Wednesday, January 7, 2009

Just Say No (to the BCS)

I was going to write a post about all the fallacies behind the BCS system, foremost among them the prominence of the sham that is the coaches' poll (Does Urban Meyer have a solid opinion on whether TCU is a better or worse team than Virginia Tech? Goodness knows that if he does, that's hardly what Florida is paying him for) and the simply ridiculous restriction on the computer rankings disallowing any margin-of-victory component.

Fortunately, however, Bill James has done my work for me. Money quote: "The only role that the computer rankings play in this is that they're there to take the fall when the system doesn't work—and it doesn't work most of the time."

And here's why the system doesn't work most of the time: It can't. There is no way that in a normal season any system, algorithm, or panel can identify the two teams most worthy of playing for the national championship, because in most seasons at least three and sometimes five teams have equally-valid claims to a title-game berth.

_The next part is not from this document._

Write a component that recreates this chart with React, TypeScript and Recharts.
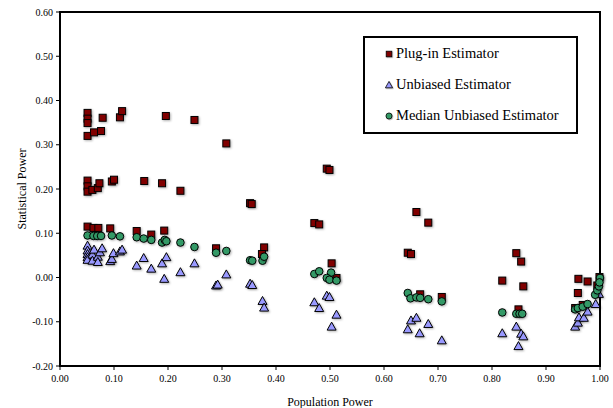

The only times a solid one-versus-two is possible is when a "working" system is not needed: Think Southern California and Texas in 2005, or Miami and Ohio State in 2002. When there is controversy (Auburn/USC/Oklahoma in 2004 as just one example), the system is bound to fail. Consistently identifying the Annointed Two is something the BCS, regardless of its setup, just cannot do. And no wrangling over the relative values of opinion polls and computer rankings can change that.